地—电离层中空间媒质是影响低频电波传播特性的关键因素，传统FDTD预测模型能克服解析方法在处理媒质具有复杂分布特性时精度低的局限，但当其同时具有随机特性，数千次仿真是计算资源难以容忍的。项目拟采用随机FDTD结合Leapfrog ADI-FDTD的方式，提出交替方向隐式随机FDTD（ADI-S-FDTD）新方法，对低频天地波传播进行综合建模，研究通过一次仿真得到同时包含地层、空气层及电离层影响的电波统计特性的高效方案。针对算法中随机量相关系数近似影响方差精度的问题，研究基于蒙特卡罗方案的相关系数拟合与反演；针对算法长距离传播预测应用，研究与解析方法、与分段长距离、滑动窗、MPI+OpenMP+CUDA三级并行等多种技术相结合策略，再次大幅提高算法精度与效率，减少资源占用。采用确定和随机两种模型验证算法有效性。

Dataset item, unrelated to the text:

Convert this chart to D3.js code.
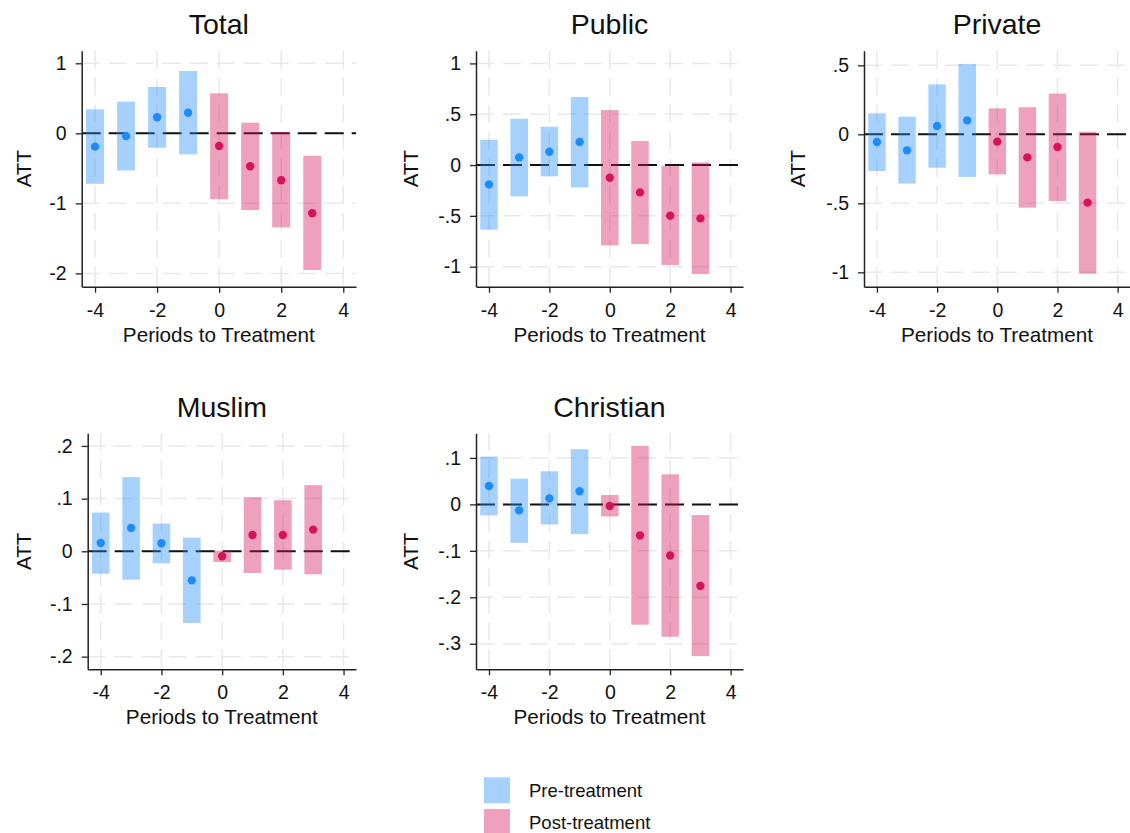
<!DOCTYPE html>
<html>
<head>
<meta charset="utf-8">
<script src="https://cdn.jsdelivr.net/npm/d3@7"></script>
<style>
  html, body { margin: 0; padding: 0; background: #fff; }
  svg { display: block; }
</style>
</head>
<body>
<div id="chart"></div>
<script>
// ---------------- DATA ----------------
const periods = [-4, -3, -2, -1, 0, 1, 2, 3];
const xTicks = [-4, -2, 0, 2, 4];

const totalEst = [-0.19, -0.04, 0.23, 0.295, -0.18, -0.47, -0.67, -1.14];
const totalLo  = [-0.72, -0.53, -0.205, -0.30, -0.94, -1.095, -1.343, -1.952];
const totalHi  = [0.343, 0.452, 0.662, 0.89, 0.571, 0.152, 0.019, -0.319];

const publicEst = [-0.19, 0.075, 0.131, 0.226, -0.125, -0.269, -0.498, -0.525];
const publicLo  = [-0.636, -0.308, -0.111, -0.22, -0.79, -0.777, -0.984, -1.072];
const publicHi  = [0.249, 0.456, 0.377, 0.669, 0.541, 0.236, -0.007, 0.026];

const privateEst = [-0.056, -0.116, 0.06, 0.101, -0.053, -0.167, -0.092, -0.495];
const privateLo  = [-0.266, -0.357, -0.242, -0.309, -0.29, -0.531, -0.483, -1.01];
const privateHi  = [0.152, 0.128, 0.362, 0.51, 0.188, 0.196, 0.295, 0.019];

const muslimEst = [0.0158, 0.0444, 0.0152, -0.0551, -0.0095, 0.031, 0.031, 0.0412];
const muslimLo  = [-0.0425, -0.0539, -0.0228, -0.1362, -0.0203, -0.0412, -0.0349, -0.0437];
const muslimHi  = [0.0735, 0.1407, 0.0526, 0.026, 0.001, 0.1027, 0.097, 0.1255];

const christianEst = [0.0396, -0.0129, 0.0129, 0.0281, -0.0036, -0.0669, -0.1101, -0.1755];
const christianLo  = [-0.0237, -0.0827, -0.0432, -0.064, -0.0259, -0.259, -0.2849, -0.3266];
const christianHi  = [0.1029, 0.0554, 0.0712, 0.1187, 0.0201, 0.1259, 0.0647, -0.023];

const panelTitles = ["Total", "Public", "Private", "Muslim", "Christian"];
const yTickSets = [
  [-2, -1, 0, 1],
  [-1, -0.5, 0, 0.5, 1],
  [-1, -0.5, 0, 0.5],
  [-0.2, -0.1, 0, 0.1, 0.2],
  [-0.3, -0.2, -0.1, 0, 0.1]
];
const yDomains = [
  [-2.19, 1.18],
  [-1.197, 1.125],
  [-1.104, 0.606],
  [-0.224, 0.224],
  [-0.355, 0.153]
];
const legendLabels = ["Pre-treatment", "Post-treatment"];
const xTitle = "Periods to Treatment";
const yTitle = "ATT";

// ---------------- STYLE / LAYOUT ----------------
const W = 1130, H = 833;
const FONT = "'Liberation Sans', Arial, Helvetica, sans-serif";
const preColor = "#1e8cf8";
const postColor = "#d5135a";
const barOpacity = 0.4;
const barWidth = 0.58;

const colOffsets = [0, 387, 774];
const rowOffsets = [0, 382.6];
const panelPos = [[0, 0], [0, 1], [0, 2], [1, 0], [1, 1]]; // row, col
const leftMargins = [81.7, 89, 90, 87.7, 89];
const plotRightInCol = 356;
const plotTop = 50.7, plotBottom = 286.7;
const xDomain = [-4.43, 4.41];

const panels = [
  { est: totalEst, lo: totalLo, hi: totalHi },
  { est: publicEst, lo: publicLo, hi: publicHi },
  { est: privateEst, lo: privateLo, hi: privateHi },
  { est: muslimEst, lo: muslimLo, hi: muslimHi },
  { est: christianEst, lo: christianLo, hi: christianHi }
];

function stataFmt(v) {
  const s = String(+(+v).toFixed(4));
  return s.replace(/^(-?)0\./, "$1.");
}

const svg = d3.select("#chart").append("svg")
  .attr("width", W).attr("height", H)
  .attr("viewBox", `0 0 ${W} ${H}`)
  .style("font-family", FONT);

svg.append("rect").attr("width", W).attr("height", H).attr("fill", "#fff");

panels.forEach((p, i) => {
  const [r, c] = panelPos[i];
  const ox = colOffsets[c], oy = rowOffsets[r];
  const left = ox + leftMargins[i];
  const right = ox + plotRightInCol;
  const top = oy + plotTop, bottom = oy + plotBottom;

  const x = d3.scaleLinear().domain(xDomain).range([left, right]);
  const y = d3.scaleLinear().domain(yDomains[i]).range([bottom, top]);

  const g = svg.append("g");

  // grid
  g.append("g").selectAll("line.hg").data(yTickSets[i]).join("line")
    .attr("x1", left).attr("x2", right)
    .attr("y1", d => y(d)).attr("y2", d => y(d))
    .attr("stroke", "#e8e8e8").attr("stroke-width", 1.5)
    .attr("stroke-dasharray", "18,9");
  g.append("g").selectAll("line.vg").data(xTicks).join("line")
    .attr("x1", d => x(d)).attr("x2", d => x(d))
    .attr("y1", top).attr("y2", bottom)
    .attr("stroke", "#e8e8e8").attr("stroke-width", 1.5)
    .attr("stroke-dasharray", "18,9");

  // zero line
  g.append("line")
    .attr("x1", left).attr("x2", right)
    .attr("y1", y(0)).attr("y2", y(0))
    .attr("stroke", "#111").attr("stroke-width", 2)
    .attr("stroke-dasharray", "19,8");

  const rows = periods.map((t, k) => ({ t, est: p.est[k], lo: p.lo[k], hi: p.hi[k] }));
  const col = d => d.t < 0 ? preColor : postColor;

  // bars
  g.append("g").selectAll("rect").data(rows).join("rect")
    .attr("x", d => x(d.t - barWidth / 2))
    .attr("width", d => x(d.t + barWidth / 2) - x(d.t - barWidth / 2))
    .attr("y", d => y(d.hi))
    .attr("height", d => y(d.lo) - y(d.hi))
    .attr("fill", col)
    .attr("fill-opacity", barOpacity);

  // points
  g.append("g").selectAll("circle").data(rows).join("circle")
    .attr("cx", d => x(d.t)).attr("cy", d => y(d.est))
    .attr("r", 4.2)
    .attr("fill", col);

  // axes
  const yAxis = d3.axisLeft(y).tickValues(yTickSets[i]).tickFormat(stataFmt)
    .tickSize(6).tickSizeOuter(0).tickPadding(9);
  const xAxis = d3.axisBottom(x).tickValues(xTicks).tickFormat(stataFmt)
    .tickSize(6).tickSizeOuter(0).tickPadding(10);

  const ya = g.append("g").attr("transform", `translate(${left},0)`).call(yAxis);
  const xa = g.append("g").attr("transform", `translate(0,${bottom})`).call(xAxis);
  [ya, xa].forEach(a => {
    a.select(".domain").attr("stroke", "#222").attr("stroke-width", 1.5);
    a.selectAll(".tick line").attr("stroke", "#222").attr("stroke-width", 1.3);
    a.selectAll(".tick text").attr("fill", "#111")
      .style("font-size", "19.5px").style("font-family", FONT);
  });

  // titles
  g.append("text")
    .attr("x", (left + right) / 2).attr("y", oy + 34)
    .attr("text-anchor", "middle")
    .style("font-size", "28.5px").attr("fill", "#111")
    .text(panelTitles[i]);

  g.append("text")
    .attr("x", (left + right) / 2).attr("y", oy + 341.5)
    .attr("text-anchor", "middle")
    .style("font-size", "20.7px").attr("fill", "#111")
    .text(xTitle);

  g.append("text")
    .attr("transform", `translate(${ox + 31},${(top + bottom) / 2}) rotate(-90)`)
    .attr("text-anchor", "middle")
    .style("font-size", "20.5px").attr("fill", "#111")
    .text(yTitle);
});

// legend
const legend = svg.append("g");
const legColors = [preColor, postColor];
legendLabels.forEach((lab, k) => {
  const yy = 777.3 + k * 31.8;
  legend.append("rect")
    .attr("x", 484).attr("y", yy).attr("width", 26).attr("height", 26)
    .attr("fill", legColors[k]).attr("fill-opacity", barOpacity);
  legend.append("text")
    .attr("x", 529).attr("y", yy + 13).attr("dy", "0.35em")
    .style("font-size", "18.5px").attr("fill", "#111")
    .text(lab);
});
</script>
</body>
</html>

对实际地—电离层中电波传播特性进行预测分析，为天地波的联合应用提供理论依据。

地—电离层中空间媒质是影响低频电波传播特性的关键因素，项目以地波绕射理论、天波“波跳”理论为基础，跟踪国际上FDTD新近研究成果，将Leapfrog ADI-FDTD与随机FDTD方法相结合，针对天地波传播机理、天地波综合建模、随机FDTD方法中相关系数拟合、长距离传播预测技术、随机模型验证等问题进行了深入研究，取得了一系列成果：（1）引入球面校正因子和高程转换技术对积分方程方法进行改进，解决其与其它经典算法在光滑路径模型下预测结果不一致的问题，改进算法更适合考虑地球曲率影响下复杂长距离地面及空中地波传播特性的求解；（2）基于分步离散混合傅立叶算法实现了双向窄角、宽角抛物方程方法，在该方法中引入方向性因子的影响，解决了在近轴、高仰角过渡区域电波传播预测及后续数值模型中馈源及空间场验证问题；（3）提出基于交替方向隐式随机FDTD（ADI-S-FDTD）方法的天地波传播综合建模方案，通过一次仿真即可得到同时包含地层、空气层及电离层影响的电波统计特性，该方案对于具有二维复杂尺度结构、随机变化的传播模型特性求解具有高效、高精度的优势；（4）采用与抛物方程方法、分段长距离、滑动窗、多级并行等技术相结合的策略，大幅提高算法精度与效率，减少资源占用，并在项目研究过程中进一步提出了将数值方法与“波跳”理论相结合的新方案，借助天地波分离技术对天波进行“分区”、“分跳”修正，再由修正后的各跳天波对观测点信号进行合成重构；（5）对复杂地—电离层中低频电波传播特性进行预测分析，重点研究了罗兰-C信号水下色散、海岸效应、地—电离层波跳现象；（6）依据合作单位试验平台对天、地波信号的长期监测数据，对定点区域天地波信号时变特性、扰动量级、电离层反射高度、模型参数反演等问题进行了初步探讨。本项目研究成果可为天地波的联合应用、水下及空间导航授时应用拓展提供一定理论依据。